Hybrid Energy Storages Power Converter Topologies

A HESS can be connected to an MG through different topologies. Different topologies can be employed to combine HPS and HES [252]. A comprehensive review of HESS topologies is presented in [180]. Power converter topologies can be classified as active, semi-active, and passive [178].

In passive topology, two storages with same voltage are simply connected together, that is, efficient, simple, and cost-effective topology [88]. Since the terminal voltage of the storages is not regulated, the power distribution between HPS and the HES units is mainly determined by internal resistances and their voltage-current characteristics. As a result, the available energy from the HPS is very limited, and it acts as a low pass filter for the HESS.

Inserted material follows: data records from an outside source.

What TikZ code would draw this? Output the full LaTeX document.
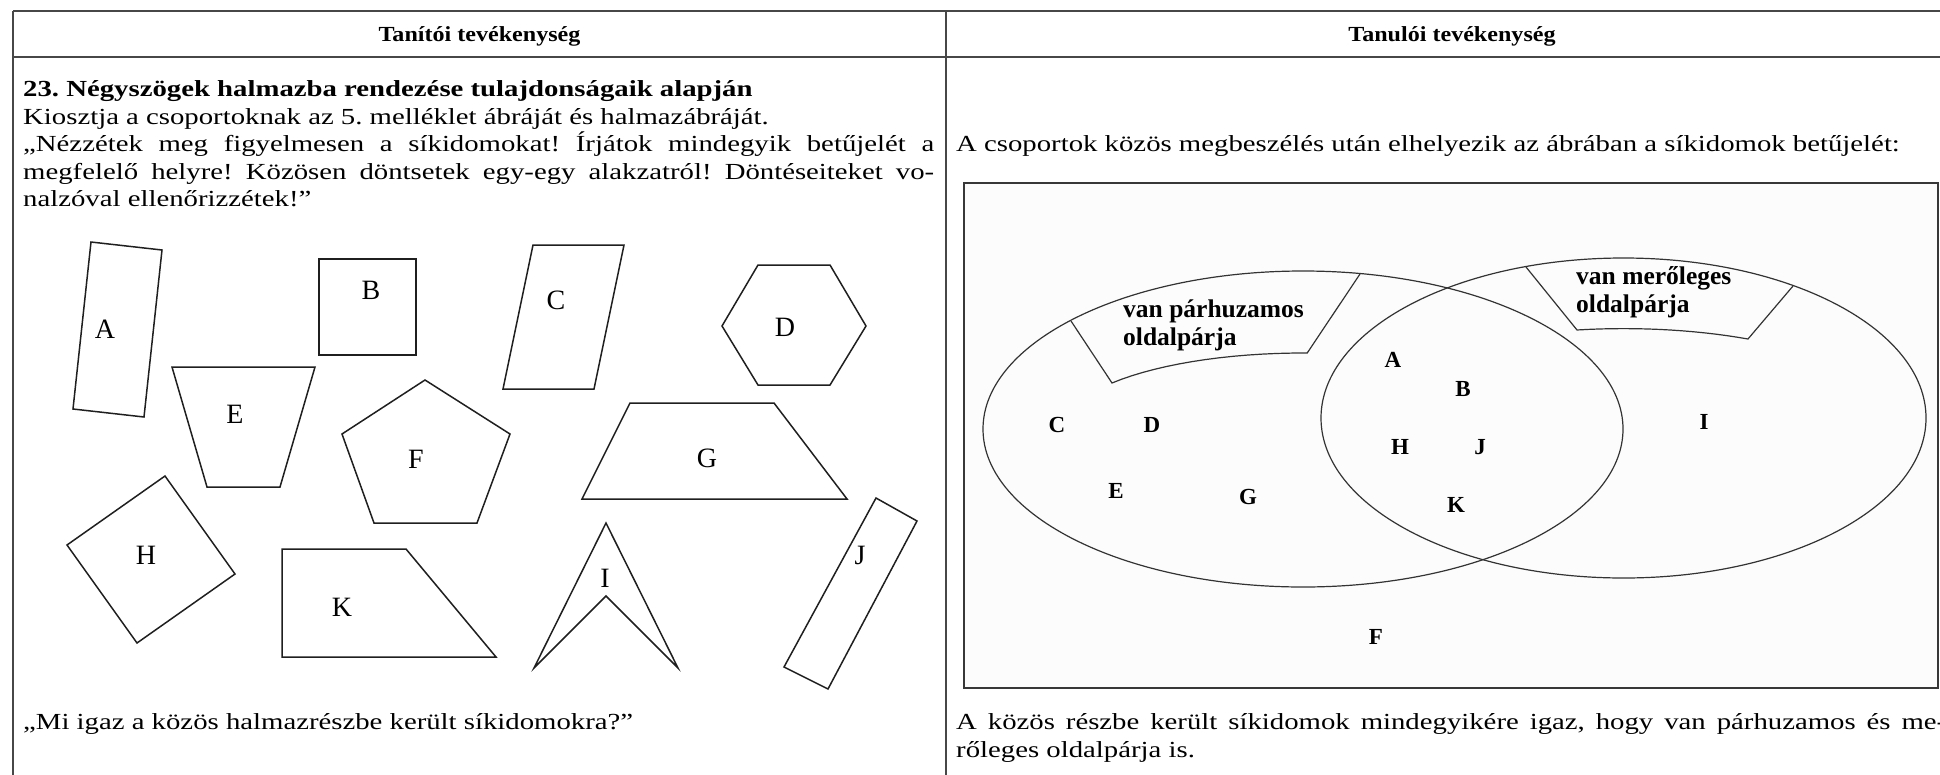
\documentclass[tikz,border=0pt]{standalone}
\usepackage{fontspec}
\setmainfont{Liberation Serif}[FakeStretch=1.25]
\newfontfamily\plainserif{Liberation Serif}
\newfontfamily\headserif{Liberation Serif}[FakeStretch=1.12]
\frenchspacing
\begin{document}
\begin{tikzpicture}[x=1pt,y=-1pt,
  tableline/.style={line width=1.6pt, draw=black!72},
  figline/.style={line width=1.5pt, draw=black!88, line join=miter},
  vennline/.style={line width=1.2pt, draw=black!80},
  head/.style={font=\headserif\bfseries\fontsize{21.5}{24}\selectfont, inner sep=0pt, anchor=base},
  body/.style={font=\fontsize{23}{27.5}\selectfont, inner sep=0pt, anchor=base west},
  figlabel/.style={font=\plainserif\fontsize{28}{28}\selectfont, inner sep=0pt},
  setname/.style={font=\plainserif\bfseries\fontsize{25.5}{26}\selectfont, inner sep=0pt, anchor=base west},
  member/.style={font=\plainserif\bfseries\fontsize{23}{23}\selectfont, inner sep=0pt}]
\useasboundingbox (0,0) rectangle (1940,774);

% table rules
\draw[tableline] (13,11) -- (1960,11);
\draw[tableline] (13,57) -- (1960,57);
\draw[tableline] (13,11) -- (13,790);
\draw[tableline] (946,11) -- (946,790);

% column headers
\node[head] (h1) at (479.5,41) {Tanítói tevékenység};
\node[head] (h2) at (1452,41) {Tanulói tevékenység};

% left column text
\node[body] (t1) at (23,96) {\bfseries 23. Négyszögek halmazba rendezése tulajdonságaik alapján};
\node[body] (t2) at (23,124) {Kiosztja a csoportoknak az 5. melléklet ábráját és halmazábráját.};
\node[body] (t3) at (23,151.5) {\makebox[911pt][s]{„Nézzétek meg figyelmesen a síkidomokat! Írjátok mindegyik betűjelét a}};
\node[body] (t4) at (23,179) {\makebox[911pt][s]{megfelelő helyre! Közösen döntsetek egy-egy alakzatról! Döntéseiteket vo-}};
\node[body] (t5) at (23,206.5) {nalzóval ellenőrizzétek!”};
\node[body] (t6) at (23,729) {„Mi igaz a közös halmazrészbe került síkidomokra?”};

% right column text
\node[body] (u1) at (956,151.5) {A csoportok közös megbeszélés után elhelyezik az ábrában a síkidomok betűjelét:};
\node[body] (u2) at (956,729) {\makebox[990pt][s]{A közös részbe került síkidomok mindegyikére igaz, hogy van párhuzamos és me-}};
\node[body] (u3) at (956,757) {rőleges oldalpárja is.};

% the plane figures
\draw[figline] (91,242) -- (162,250) -- (144,417) -- (73,409) -- cycle;
\draw[figline] (319,259) -- (416,259) -- (416,355) -- (319,355) -- cycle;
\draw[figline] (533,245) -- (624,245) -- (594,389) -- (503,389) -- cycle;
\draw[figline] (758,265) -- (830,265) -- (866,326) -- (830,385) -- (758,385) -- (722,326) -- cycle;
\draw[figline] (172,367) -- (315,367) -- (280,487) -- (207,487) -- cycle;
\draw[figline] (425,380) -- (510,434) -- (477,523) -- (374,523) -- (342,434) -- cycle;
\draw[figline] (630,403) -- (774,403) -- (847,499) -- (582,499) -- cycle;
\draw[figline] (165,476) -- (235,574) -- (137,643) -- (67,545) -- cycle;
\draw[figline] (606,523) -- (678,668) -- (606,596) -- (534,668) -- cycle;
\draw[figline] (876,498) -- (917,521) -- (828,689) -- (784,667) -- cycle;
\draw[figline] (282,549) -- (406,549) -- (496,657) -- (282,657) -- cycle;

\node[figlabel] (fa) at (105,329) {A};
\node[figlabel] (fb) at (371,290) {B};
\node[figlabel] (fc) at (556,300) {C};
\node[figlabel] (fd) at (785,327) {D};
\node[figlabel] (fe) at (235,414) {E};
\node[figlabel] (ff) at (416,459) {F};
\node[figlabel] (fg) at (707,458) {G};
\node[figlabel] (fh) at (146,555) {H};
\node[figlabel] (fi) at (605,578) {I};
\node[figlabel] (fj) at (860,555) {J};
\node[figlabel] (fk) at (342,607) {K};

% set diagram
\draw[line width=1.8pt, draw=black!78, fill=black!1] (964,183) rectangle (1938,688);
\draw[vennline] (1303,429) ellipse [x radius=320, y radius=158];
\draw[vennline] (1623.5,418) ellipse [x radius=302.5, y radius=160];

% name tabs of the two sets
\draw[vennline] (1071,321) -- (1112,383)
  -- plot[domain=142.7:89, samples=16, variable=\t] ({1303+240*cos(\t)}, {429-76*sin(\t)})
  -- (1360,274);
\draw[vennline] (1526,267) -- (1577,330)
  -- plot[domain=100.1:62.1, samples=16, variable=\t] ({1623.5+266*cos(\t)}, {418-89.4*sin(\t)})
  -- (1793,286);

\node[setname] (p1) at (1123,317) {van párhuzamos};
\node[setname] (p2) at (1123,345) {oldalpárja};
\node[setname] (m1) at (1576,284) {van merőleges};
\node[setname] (m2) at (1576,312) {oldalpárja};

\node[member] (sc) at (1057,425) {C};
\node[member] (sd) at (1152,425) {D};
\node[member] (se) at (1116,491) {E};
\node[member] (sg) at (1248,497) {G};
\node[member] (sa) at (1393,360) {A};
\node[member] (sb) at (1463,389) {B};
\node[member] (sh) at (1400,447) {H};
\node[member] (sj) at (1480,447) {J};
\node[member] (sk) at (1456,505) {K};
\node[member] (si) at (1704,422) {I};
\node[member] (sf) at (1376,637) {F};
\end{tikzpicture}
\end{document}
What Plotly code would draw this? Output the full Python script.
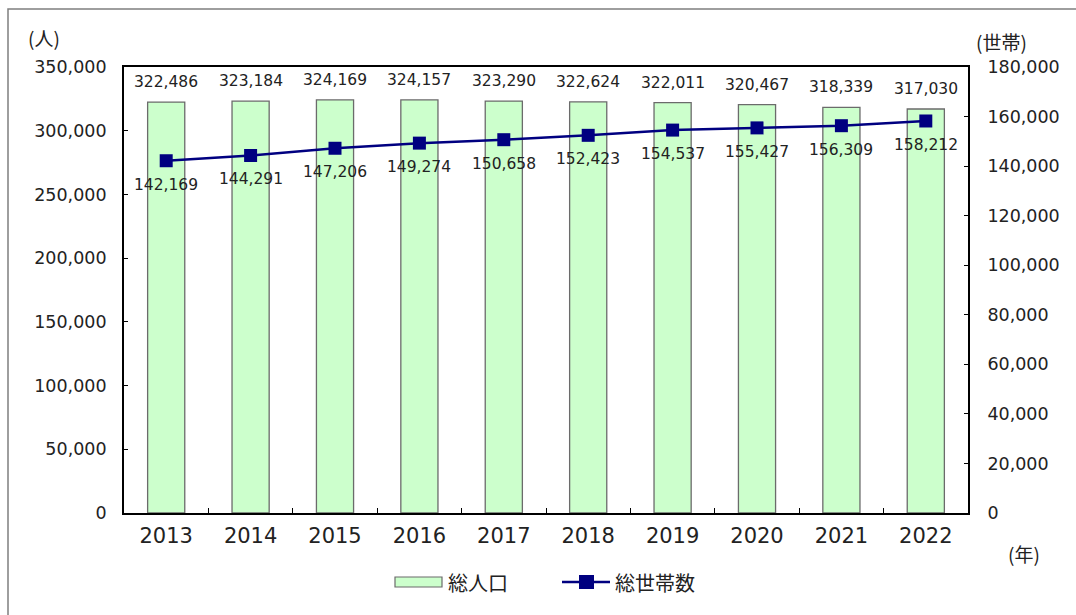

In the semi-active topology, a power converter is inserted at the terminals of one of storages, while the other storage is directly connected to the DC bus [253]. Although the use of a converter requires extra installation space and increases the cost, this class of topology offers more controllability and dispatch capability. There are different semi-active HESS topologies that are reviewed in [132, 253]. The use of the extra converters in this topology makes a better working range of the HESS [132].

Active HESS topologies consist of two or more energy storages in which each energy storage unit is connected to the system by the separate power converter. The active HESS topology can be further broken down as series active topology, parallel active topology, isolated active topology, and multilevel active topology, depending on how high energy storage and high power storage are connected to the two or more converters and eventually to the microgrid. Although the complexity, losses, and cost of the system increase, this class of topology has certain advantages. The advantage of this configuration is that all powers of storages can be controlled actively. Sophisticated control schemes can be implemented in a fully active HESS which is the most commonly used configuration [254]. The parallel active hybrid topology utilizes two converters for power control of the storage 1 and the storage 2. While in the traditional parallel topologies, the energy is exchanged via the common DC bus and the two cascaded converters that negatively affects the overall efficiency of the system. To solve the mentioned problem, a reconfigurable topology is proposed in [255]. Compared to conventional active topologies, the reconfigurable topology has advantages including reduction in the DC-bus capacitor size, increased efficiency during the energy exchange modes, and the capability of reconfiguration. In some researches, multilevel converters are used as hybrid storage power converters [256]. Using a multilevel structure, the system reliability and power quality can also be enhanced. Meanwhile, connecting multiple energy storage in one converter reduces costs and coordination control complexity. However, the number of power electronics switches and capacitors in the multilevel converters are high and their control is more complicated. Isolated multi-port converters for HESS have been used in [257]. Each structure has its own advantages and disadvantages, but in recent years, the use of the active structure has been considered due to its high capabilities. For HESS connection to MG, the various class of power converter can be used [258]. To select a power converter, various parameters such as efficiency, cost, reliability, and flexibility should be considered [178].

Comparison of Different Topologies

The HESS topology directly affects energy management strategy. In the passive topology, there is no direct control of the storage power. In the semi-active topology, the output power of one of the storages is uncontrollable and the voltage of the other should be same as the DC bus. The active structure controls the output or input power of both storages by a rational control strategy, in cost of lower efficiency. Appropriate topology should be selected regarding different factors such as costs, efficiency, controllability, complexity, and flexibility. Table 4.5 compares the

TABLE 4.5

Comparison of Different Hybrid Storages Topologies [178]

HESS topologies from different operational aspects. The passive topology is simple and cost-effective but noncontrollable. In terms of controllability and flexibility and taking into account different constraints, such as SoC, the active topology exhibits the best performance, but its cost and complexity is high. The semi-active topology introduces limited controllability with lower cost [178].